### [WHAT YOU NEED TO DO]
From the listing below, extract each entry exactly as written, minus the images.

### [RECORDS PROVIDED]
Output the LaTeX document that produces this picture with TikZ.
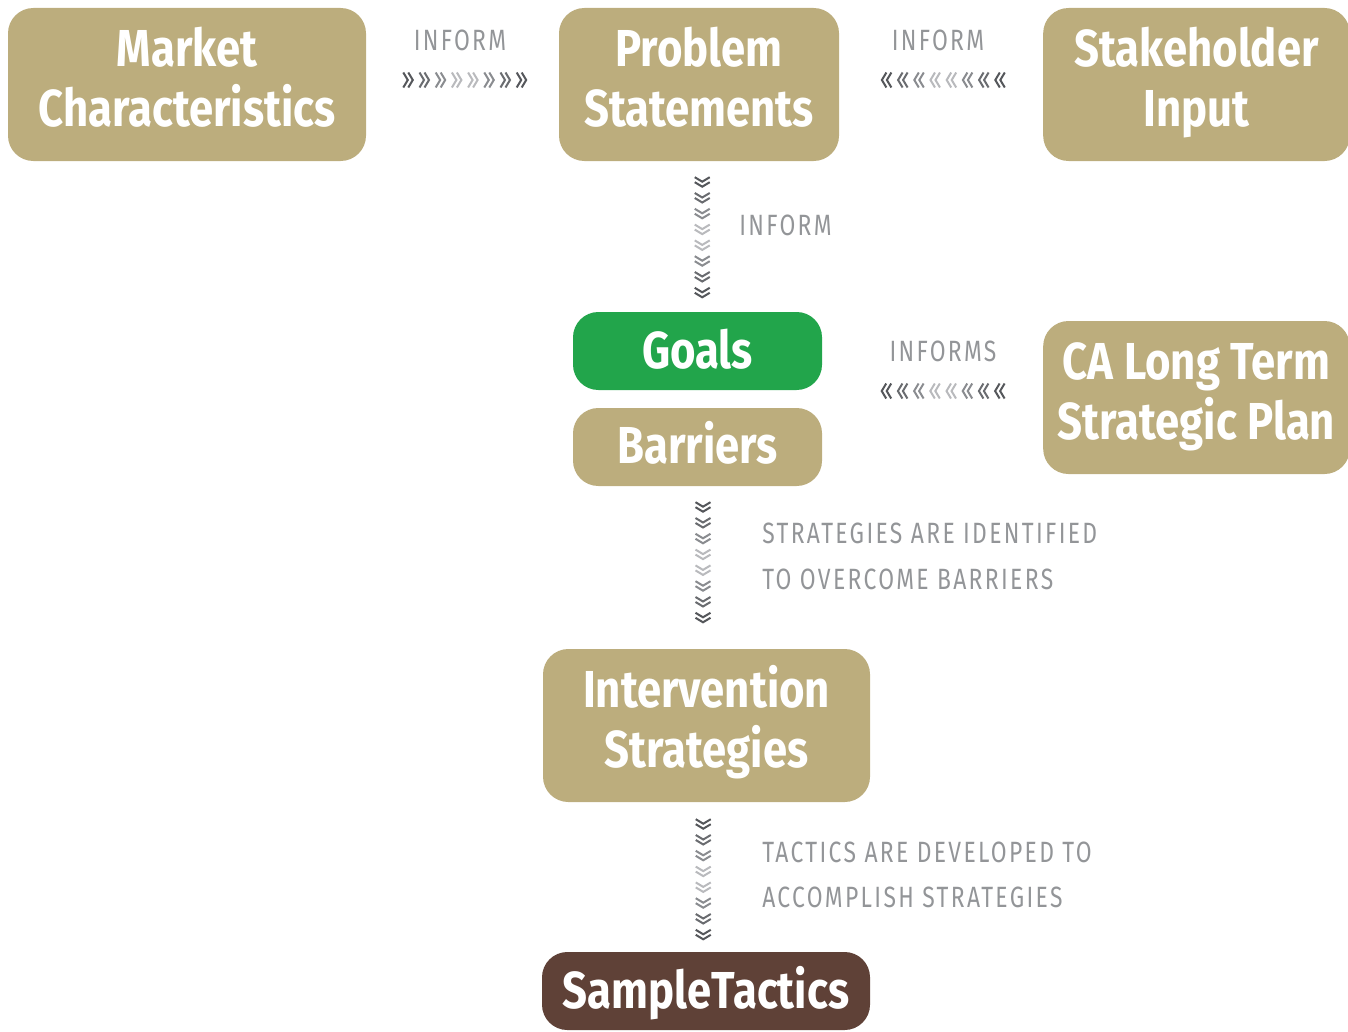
\documentclass[tikz,border=0pt]{standalone}
\usepackage{fontspec}
\newfontfamily\boxfont{Fira Sans}[FakeStretch=0.84]
\newfontfamily\labfont{Fira Sans}[FakeStretch=0.78,LetterSpace=8]
\usetikzlibrary{calc}
\definecolor{tanbox}{HTML}{BCAD7D}
\definecolor{goalgreen}{HTML}{22A54B}
\definecolor{brownbox}{HTML}{5F4137}
\definecolor{labgray}{HTML}{939598}
\definecolor{ch1}{HTML}{55575B}
\definecolor{ch2}{HTML}{6A6C70}
\definecolor{ch3}{HTML}{8A8C90}
\definecolor{ch4}{HTML}{B9BABD}
\newcommand{\uptext}[2]{\raisebox{#1}{\begin{tabular}{@{}c@{}}#2\end{tabular}}}
\tikzset{
  card/.style={rectangle, rounded corners=19pt, fill=tanbox, text=white, inner sep=0pt,
    font=\boxfont\bfseries\fontsize{39}{45}\selectfont, align=center},
  lab/.style={text=labgray, inner sep=0pt, font=\labfont\fontsize{22}{34}\selectfont},
  dchev/.pic={\draw[line width=1.5pt, line cap=butt, line join=miter]
     (-5.5,-7.5)--(-1,0)--(-5.5,7.5) (-0.5,-7.5)--(4,0)--(-0.5,7.5);}
}
\begin{document}
\begin{tikzpicture}[x=0.75pt,y=-0.75pt]
\useasboundingbox (0,0) rectangle (1348,1031);
\begin{scope}
\clip (0,0) rectangle (1348,1031);
\node[card, minimum width=268.5pt, minimum height=114.75pt] (mc) at (187,84.5) {\uptext{4.5pt}{Market\\Characteristics}};
\node[card, minimum width=210pt, minimum height=114.75pt] (ps) at (699,84.5) {\uptext{4.5pt}{Problem\\Statements}};
\node[card, minimum width=230pt, minimum height=114.75pt] (si) at (1196.5,84.5) {\uptext{4.5pt}{Stakeholder\\Input}};
\node[card, fill=goalgreen, minimum width=186.75pt, minimum height=58.5pt, text height=25.5pt, text depth=0pt] (go) at (697.5,351) {Goals};
\node[card, minimum width=186.75pt, minimum height=58.5pt, text height=24pt, text depth=0pt] (ba) at (697.5,447) {Barriers};
\node[card, minimum width=230pt, minimum height=114.75pt] (ca) at (1196.5,397.5) {\uptext{4.5pt}{CA Long Term\\Strategic Plan}};
\node[card, minimum width=245.25pt, minimum height=114.75pt] (is) at (706.5,725.5) {\uptext{4.5pt}{Intervention\\Strategies}};
\node[card, fill=brownbox, minimum width=246pt, minimum height=58.5pt, text height=25.5pt, text depth=0pt] (st) at (706,991) {SampleTactics};
\end{scope}

% chevron connectors
\coordinate (h1) at ($(mc.east)!0.5!(ps.west)+(3,-4.5)$);
\coordinate (h2) at ($(ps.east)!0.5!(si.west)+(1.5,-4.5)$);
\coordinate (h3) at ($(ca.west)+(-100.5,-6.5)$);
\coordinate (v1) at ($(ps.south)!0.5!(go.north)+(4,1.5)$);
\coordinate (v2) at ($(ba.south)!0.5!(is.north)+(1,-4.5)$);
\coordinate (v3) at ($(is.south)!0.5!(st.north)+(-3,3)$);
\foreach \i/\c in {0/ch1,1/ch2,2/ch3,3/ch4,4/ch4,5/ch3,6/ch2,7/ch1}{
  \pic[color=\c] at ($(h1)+({(\i-3.5)*16.2},0)$) {dchev};
  \pic[color=\c, rotate=180] at ($(h2)+({(\i-3.5)*16.2},0)$) {dchev};
  \pic[color=\c, rotate=180] at ($(h3)+({(\i-3.5)*16.2},0)$) {dchev};
  \pic[color=\c, rotate=-90] at ($(v1)+(0,{(\i-3.5)*15.8})$) {dchev};
  \pic[color=\c, rotate=-90] at ($(v2)+(0,{(\i-3.5)*15.8})$) {dchev};
  \pic[color=\c, rotate=-90] at ($(v3)+(0,{(\i-3.5)*15.8})$) {dchev};
}

% labels
\node[lab] (l1) at (460,40) {INFORM};
\node[lab] (l2) at (938,40) {INFORM};
\node[lab, anchor=west] (l3) at (739,225) {INFORM};
\node[lab] (l4) at (943,351) {INFORMS};
\node[lab, anchor=west] (l5) at (762,533) {STRATEGIES ARE IDENTIFIED};
\node[lab, anchor=west] (l6) at (762,579) {TO OVERCOME BARRIERS};
\node[lab, anchor=west] (l7) at (762,852) {TACTICS ARE DEVELOPED TO};
\node[lab, anchor=west] (l8) at (762,897) {ACCOMPLISH STRATEGIES};
\end{tikzpicture}
\end{document}
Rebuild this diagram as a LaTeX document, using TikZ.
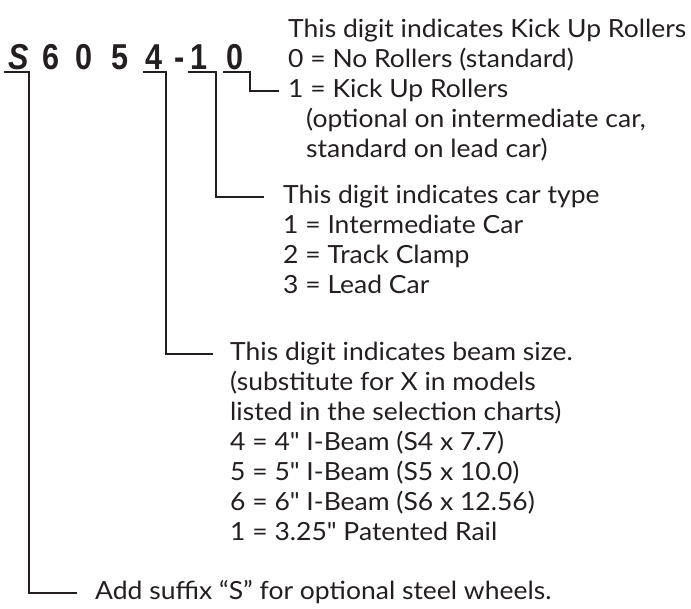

### [RESPONSE TO THE TASK]
Output the LaTeX document that produces this picture with TikZ.
\documentclass[tikz,border=0pt]{standalone}
\usepackage{fontspec}
\newfontfamily\boxfont{Fira Sans}[FakeStretch=0.84]
\newfontfamily\labfont{Fira Sans}[FakeStretch=0.78,LetterSpace=8]
\usetikzlibrary{calc}
\definecolor{tanbox}{HTML}{BCAD7D}
\definecolor{goalgreen}{HTML}{22A54B}
\definecolor{brownbox}{HTML}{5F4137}
\definecolor{labgray}{HTML}{939598}
\definecolor{ch1}{HTML}{55575B}
\definecolor{ch2}{HTML}{6A6C70}
\definecolor{ch3}{HTML}{8A8C90}
\definecolor{ch4}{HTML}{B9BABD}
\newcommand{\uptext}[2]{\raisebox{#1}{\begin{tabular}{@{}c@{}}#2\end{tabular}}}
\tikzset{
  card/.style={rectangle, rounded corners=19pt, fill=tanbox, text=white, inner sep=0pt,
    font=\boxfont\bfseries\fontsize{39}{45}\selectfont, align=center},
  lab/.style={text=labgray, inner sep=0pt, font=\labfont\fontsize{22}{34}\selectfont},
  dchev/.pic={\draw[line width=1.5pt, line cap=butt, line join=miter]
     (-5.5,-7.5)--(-1,0)--(-5.5,7.5) (-0.5,-7.5)--(4,0)--(-0.5,7.5);}
}
\begin{document}
\begin{tikzpicture}[x=0.75pt,y=-0.75pt]
\useasboundingbox (0,0) rectangle (1348,1031);
\begin{scope}
\clip (0,0) rectangle (1348,1031);
\node[card, minimum width=268.5pt, minimum height=114.75pt] (mc) at (187,84.5) {\uptext{4.5pt}{Market\\Characteristics}};
\node[card, minimum width=210pt, minimum height=114.75pt] (ps) at (699,84.5) {\uptext{4.5pt}{Problem\\Statements}};
\node[card, minimum width=230pt, minimum height=114.75pt] (si) at (1196.5,84.5) {\uptext{4.5pt}{Stakeholder\\Input}};
\node[card, fill=goalgreen, minimum width=186.75pt, minimum height=58.5pt, text height=25.5pt, text depth=0pt] (go) at (697.5,351) {Goals};
\node[card, minimum width=186.75pt, minimum height=58.5pt, text height=24pt, text depth=0pt] (ba) at (697.5,447) {Barriers};
\node[card, minimum width=230pt, minimum height=114.75pt] (ca) at (1196.5,397.5) {\uptext{4.5pt}{CA Long Term\\Strategic Plan}};
\node[card, minimum width=245.25pt, minimum height=114.75pt] (is) at (706.5,725.5) {\uptext{4.5pt}{Intervention\\Strategies}};
\node[card, fill=brownbox, minimum width=246pt, minimum height=58.5pt, text height=25.5pt, text depth=0pt] (st) at (706,991) {SampleTactics};
\end{scope}

% chevron connectors
\coordinate (h1) at ($(mc.east)!0.5!(ps.west)+(3,-4.5)$);
\coordinate (h2) at ($(ps.east)!0.5!(si.west)+(1.5,-4.5)$);
\coordinate (h3) at ($(ca.west)+(-100.5,-6.5)$);
\coordinate (v1) at ($(ps.south)!0.5!(go.north)+(4,1.5)$);
\coordinate (v2) at ($(ba.south)!0.5!(is.north)+(1,-4.5)$);
\coordinate (v3) at ($(is.south)!0.5!(st.north)+(-3,3)$);
\foreach \i/\c in {0/ch1,1/ch2,2/ch3,3/ch4,4/ch4,5/ch3,6/ch2,7/ch1}{
  \pic[color=\c] at ($(h1)+({(\i-3.5)*16.2},0)$) {dchev};
  \pic[color=\c, rotate=180] at ($(h2)+({(\i-3.5)*16.2},0)$) {dchev};
  \pic[color=\c, rotate=180] at ($(h3)+({(\i-3.5)*16.2},0)$) {dchev};
  \pic[color=\c, rotate=-90] at ($(v1)+(0,{(\i-3.5)*15.8})$) {dchev};
  \pic[color=\c, rotate=-90] at ($(v2)+(0,{(\i-3.5)*15.8})$) {dchev};
  \pic[color=\c, rotate=-90] at ($(v3)+(0,{(\i-3.5)*15.8})$) {dchev};
}

% labels
\node[lab] (l1) at (460,40) {INFORM};
\node[lab] (l2) at (938,40) {INFORM};
\node[lab, anchor=west] (l3) at (739,225) {INFORM};
\node[lab] (l4) at (943,351) {INFORMS};
\node[lab, anchor=west] (l5) at (762,533) {STRATEGIES ARE IDENTIFIED};
\node[lab, anchor=west] (l6) at (762,579) {TO OVERCOME BARRIERS};
\node[lab, anchor=west] (l7) at (762,852) {TACTICS ARE DEVELOPED TO};
\node[lab, anchor=west] (l8) at (762,897) {ACCOMPLISH STRATEGIES};
\end{tikzpicture}
\end{document}
Rebuild this diagram as a LaTeX document, using TikZ.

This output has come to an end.